In the electronics and communications space, Intracom Defence, (IDE), designs and develops advanced missile electronics, tactical IP communications, and C4I systems, as well as surveillance, hybrid electric power, and unmanned systems. The company has long-standing participation in European and NATO new technology development programmes and is a key player in the Hellenic Defence ecosystem. Another company, this time involved in a project mentioned earlier, is Etme Defence & Security, which, is leading the European Defence Industrial Development Programme (EDIDP) DECISMAR project in the SME category. DECISMAR is a decision support toolbox for acquisition planning in the maritime surveillance domain. Also on the electronics side is Hellenic instruments, which designs, develops and manufactures military, security and industrial electronic systems. Its capabilities include antenna design and RF planning, embedded systems, smart sensor devices, security and surveillance integrated systems, as well as ammunition sub-systems and fuzes, communication jamming and data-collection systems.

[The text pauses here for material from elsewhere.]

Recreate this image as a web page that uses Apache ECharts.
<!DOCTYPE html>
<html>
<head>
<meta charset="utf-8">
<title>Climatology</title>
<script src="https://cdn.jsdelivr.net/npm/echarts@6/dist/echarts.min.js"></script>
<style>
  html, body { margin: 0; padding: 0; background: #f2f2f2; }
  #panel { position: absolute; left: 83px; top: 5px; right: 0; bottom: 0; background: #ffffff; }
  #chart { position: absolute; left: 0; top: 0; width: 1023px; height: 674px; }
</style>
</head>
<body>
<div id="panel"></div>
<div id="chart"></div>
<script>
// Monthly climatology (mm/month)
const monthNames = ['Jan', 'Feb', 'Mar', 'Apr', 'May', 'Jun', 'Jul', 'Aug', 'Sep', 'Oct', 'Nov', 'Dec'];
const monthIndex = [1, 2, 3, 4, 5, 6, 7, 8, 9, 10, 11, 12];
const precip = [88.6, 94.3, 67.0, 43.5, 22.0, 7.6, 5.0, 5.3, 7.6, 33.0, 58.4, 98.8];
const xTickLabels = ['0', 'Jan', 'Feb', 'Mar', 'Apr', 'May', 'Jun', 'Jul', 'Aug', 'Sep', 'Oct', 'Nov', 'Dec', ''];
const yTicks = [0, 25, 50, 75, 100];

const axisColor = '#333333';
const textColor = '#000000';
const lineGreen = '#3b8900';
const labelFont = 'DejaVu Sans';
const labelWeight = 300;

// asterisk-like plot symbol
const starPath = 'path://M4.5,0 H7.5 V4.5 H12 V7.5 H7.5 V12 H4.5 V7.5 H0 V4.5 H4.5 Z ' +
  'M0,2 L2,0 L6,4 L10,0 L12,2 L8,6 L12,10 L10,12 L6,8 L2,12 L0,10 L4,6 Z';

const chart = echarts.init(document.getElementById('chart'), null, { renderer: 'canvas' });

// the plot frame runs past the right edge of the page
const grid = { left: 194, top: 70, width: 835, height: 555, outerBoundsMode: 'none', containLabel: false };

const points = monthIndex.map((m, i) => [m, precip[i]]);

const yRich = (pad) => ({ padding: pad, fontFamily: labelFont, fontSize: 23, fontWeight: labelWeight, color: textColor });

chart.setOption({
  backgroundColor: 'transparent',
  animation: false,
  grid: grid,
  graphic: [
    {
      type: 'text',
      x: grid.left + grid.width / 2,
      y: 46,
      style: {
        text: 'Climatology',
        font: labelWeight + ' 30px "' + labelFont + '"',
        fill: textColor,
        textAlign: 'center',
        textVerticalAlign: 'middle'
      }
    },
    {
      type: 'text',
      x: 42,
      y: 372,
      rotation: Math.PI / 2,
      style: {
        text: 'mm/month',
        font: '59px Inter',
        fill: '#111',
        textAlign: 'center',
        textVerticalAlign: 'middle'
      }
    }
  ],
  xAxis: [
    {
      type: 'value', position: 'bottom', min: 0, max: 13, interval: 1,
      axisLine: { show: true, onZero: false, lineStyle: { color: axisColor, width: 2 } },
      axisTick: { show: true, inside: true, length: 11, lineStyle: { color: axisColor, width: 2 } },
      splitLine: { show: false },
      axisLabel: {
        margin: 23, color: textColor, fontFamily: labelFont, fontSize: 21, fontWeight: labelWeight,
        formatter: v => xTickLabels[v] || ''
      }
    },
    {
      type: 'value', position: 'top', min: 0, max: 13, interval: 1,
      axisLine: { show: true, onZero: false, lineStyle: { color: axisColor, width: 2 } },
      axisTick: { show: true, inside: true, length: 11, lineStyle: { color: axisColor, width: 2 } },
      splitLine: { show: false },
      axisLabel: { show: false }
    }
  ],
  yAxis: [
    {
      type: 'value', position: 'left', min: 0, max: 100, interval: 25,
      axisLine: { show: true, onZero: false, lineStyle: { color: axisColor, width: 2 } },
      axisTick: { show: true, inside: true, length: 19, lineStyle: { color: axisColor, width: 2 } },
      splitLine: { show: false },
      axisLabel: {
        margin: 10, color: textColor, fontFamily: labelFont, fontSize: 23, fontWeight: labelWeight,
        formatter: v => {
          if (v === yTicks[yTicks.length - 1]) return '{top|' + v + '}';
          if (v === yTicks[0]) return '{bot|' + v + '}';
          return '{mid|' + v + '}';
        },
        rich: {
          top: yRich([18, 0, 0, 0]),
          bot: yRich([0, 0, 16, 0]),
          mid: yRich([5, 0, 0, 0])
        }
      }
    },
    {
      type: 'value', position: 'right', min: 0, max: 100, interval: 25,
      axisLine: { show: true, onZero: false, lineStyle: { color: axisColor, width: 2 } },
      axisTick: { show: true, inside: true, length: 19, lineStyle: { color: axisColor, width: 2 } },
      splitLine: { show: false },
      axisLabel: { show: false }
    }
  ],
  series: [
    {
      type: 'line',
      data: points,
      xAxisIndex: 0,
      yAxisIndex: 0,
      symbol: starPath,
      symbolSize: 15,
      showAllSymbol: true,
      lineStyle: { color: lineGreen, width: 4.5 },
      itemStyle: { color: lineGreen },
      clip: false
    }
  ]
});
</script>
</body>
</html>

It is also worth mentioning two other players which will be showcasing at this year’s DEFEA. With robotic and autonomous systems now taking position as battlespace norms, Soukos Robots is certainly one to watch. As an R&D centre, it designs and manufactures robotic systems for defence applications and has collaborated with both Greek and foreign governments, as well as with the US Army with its ‘Castalia demilitarization system’ for the disposal of conventional munitions. On the sensor side of things, Theon Sensors has established itself as a leading player in the night vision (NV) and thermal imaging (TI) market with over 50 customers worldwide. All of its products are designed in-house, and its capabilities cover optical, mechanical, electronics and system design. The company’s main product range is the Linesman portable NV and TI system.
Despite years in the wilderness, the Greek defence industry appears to be alive and well and behind some impressive high-tech systems and partnerships.